2. M-AUPO (Maximize Average Uncertainty within Proposed Offer)

  • Core idea: select the action subset that maximizes average uncertainty within the subset.
  • Uncertainty is measured based on the confidence ellipsoid of the current parameter estimate.
  • Action selection criterion: \(S_t = \arg\max_{S \subseteq \mathcal{A}, |S|=K} \frac{1}{K}\sum_{a \in S} \|a\|_{V_t^{-1}}\)
  • where \(V_t\) is the cumulative information matrix.

3. Suboptimality Bound

\[\text{SubOpt}(T) = \tilde{O}\left(\sqrt{d \sum_{t=1}^T \frac{1}{|S_t|}}\right)\]

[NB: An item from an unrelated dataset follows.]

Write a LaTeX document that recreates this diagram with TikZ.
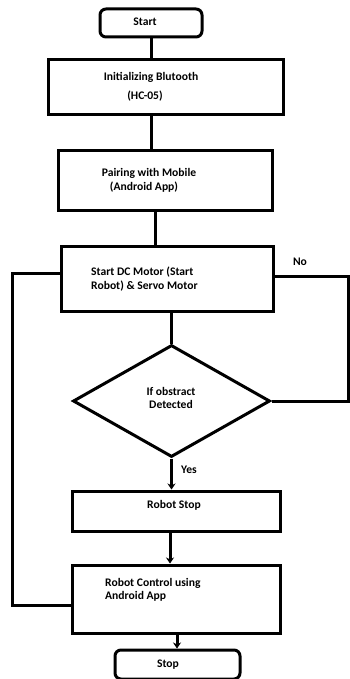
\documentclass[tikz,border=0pt]{standalone}
\usepackage{fontspec}
\setmainfont{Carlito}
\usetikzlibrary{shapes.geometric,arrows.meta}
\begin{document}
\begin{tikzpicture}[x=1pt,y=-1pt,
  every node/.style={font=\bfseries\fontsize{11.6}{13.5}\selectfont, inner sep=0pt},
  box/.style={draw, line width=3pt, rectangle},
  term/.style={draw, line width=3pt, rectangle, rounded corners=6pt},
  dec/.style={draw, line width=3pt, diamond},
  conn/.style={line width=3pt},
  arr/.style={line width=3pt, -{Stealth[length=6pt,width=8pt]}}]
\useasboundingbox (0,0) rectangle (350,679);
% shapes
\node[term, minimum width=102pt, minimum height=28pt] (s) at (151,23) {};
\node[box, minimum width=235pt, minimum height=55pt] (b1) at (165.5,87.5) {};
\node[box, minimum width=214pt, minimum height=59pt] (b2) at (165,180.5) {};
\node[box, minimum width=212pt, minimum height=65pt] (b3) at (167,278.5) {};
\node[dec, minimum width=197pt, minimum height=112pt] (d) at (171.5,401) {};
\node[box, minimum width=208pt, minimum height=40pt] (b4) at (176,511) {};
\node[box, minimum width=208pt, minimum height=68pt] (b5) at (176,599) {};
\node[term, minimum width=125pt, minimum height=29pt] (e) at (177.5,664.5) {};
% texts
\node (ts) at (145,22) {Start};
\node (t1a) at (151,77) {Initializing Blutooth};
\node (t1b) at (145,96) {(HC-05)};
\node (t2a) at (149,173) {Pairing with Mobile};
\node (t2b) at (144,187) {(Android App)};
\node[anchor=west, align=left] (t3) at (91,279) {Start DC Motor (Start\\Robot) \& Servo Motor};
\node[align=center] (td) at (171,398) {If obstract\\Detected};
\node (tno) at (300,262) {No};
\node (tyes) at (189,470) {Yes};
\node (t4) at (174,505) {Robot Stop};
\node[anchor=west, align=left] (t5) at (105,590) {Robot Control using\\Android App};
\node (te) at (168,665) {Stop};
% helper coordinates
\coordinate (x1) at (151,0);
\coordinate (x2) at (155,0);
\coordinate (x3) at (171.5,0);
\coordinate (x4) at (170,0);
\coordinate (x5) at (177,0);
\coordinate (fb) at (12,605);
\coordinate (fbt) at (12,273);
\coordinate (nr) at (348.5,276);
% connectors
\draw[conn] (s.south -| x1) -- (b1.north -| x1);
\draw[conn] (b1.south -| x1) -- (b2.north -| x1);
\draw[conn] (b2.south -| x2) -- (b3.north -| x2);
\draw[conn] (b3.south -| x3) -- (d.north);
\draw[arr] (d.south) -- (b4.north -| x3);
\draw[arr] (b4.south -| x4) -- (b5.north -| x4);
\draw[arr] (b5.south -| x5) -- (e.north -| x5);
\draw[conn] (b3.east |- nr) -- (nr) -- (nr |- d.east) -- (d.east);
\draw[conn] (b5.west |- fb) -- (fb) -- (fbt) -- (b3.west |- fbt);
\end{tikzpicture}
\end{document}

This is the first bound that explicitly improves as subset size increases, while avoiding exponential dependence on \(\|\theta^*\|\).

Loss & Training

  • Model parameters are updated via maximum likelihood estimation (MLE) under the PL model.
  • Exploration follows the optimism principle combined with uncertainty maximization.

Key Experimental Results

Main Results

Cumulative regret under different subset sizes:

Algorithm K=2 K=4 K=8 K=16
Pairwise UCB 285 285 285 285
Zhu et al. (2023) 310 295 298 305
Mukherjee et al. (2024) 275 268 270 278
M-AUPO (Ours) 270 195 142 108

Sample complexity improvement ratio under different dimensions \(d\):

Dimension \(d\) K=2 K=4 K=8
d=5 1.0x 1.8x 3.2x
d=10 1.0x 1.9x 3.5x
d=20 1.0x 1.9x 3.6x

Ablation Study

Comparison of exploration strategies (cumulative regret, T=5000, K=8):

Exploration Strategy d=5 d=10 d=20
Random subset selection 215 340 520
Max uncertainty single point + random 178 285 435
M-AUPO (average uncertainty) 142 225 348

Key Findings

  1. M-AUPO is the only algorithm whose performance improves monotonically with subset size.
  2. The failure of prior methods' bounds to improve with \(|S_t|\) stems from exploration strategies that do not fully exploit ranking information.
  3. A nearly matching lower bound \(\Omega(d\sqrt{T/K})\) is established, demonstrating that M-AUPO is near-optimal.
  4. Exponential dependence is avoided through a more refined likelihood analysis of the PL model.

Highlights & Insights

  • Significant theoretical contribution: The first formal proof that multi-option comparisons genuinely improve sample efficiency in PbRL.
  • Nearly matching upper and lower bounds: The upper bound \(\tilde{O}(d\sqrt{T/K})\) nearly matches the lower bound \(\Omega(d\sqrt{T/K})\).
  • Elegant algorithmic design: Average uncertainty maximization is the key innovation, circumventing the suboptimality of single-point maximization.

Limitations & Future Work

  1. The current analysis is restricted to linearly parameterized reward functions.
  2. The PL model assumption may not perfectly capture all real human ranking behaviors.
  3. Experiments are conducted primarily in synthetic environments, lacking validation with real human feedback.
  4. Practical guidance for selecting the subset size \(K\) is absent.
  • Linear bandits: Classic algorithms such as Thompson Sampling and LinUCB.
  • PbRL theory: Pairwise comparison frameworks from Novoseller et al. (2020) and Pacchiano et al. (2021).
  • Learning to rank: Broad application of the Plackett-Luce model in recommender systems.

Rating

  • ⭐ Novelty: 9/10 — First theoretical resolution of sample efficiency in multi-option PbRL.
  • ⭐ Value: 6/10 — Primarily a theoretical contribution; validation in practical application scenarios is insufficient.
  • ⭐ Writing Quality: 8/10 — Rigorous theoretical derivations with clear motivation.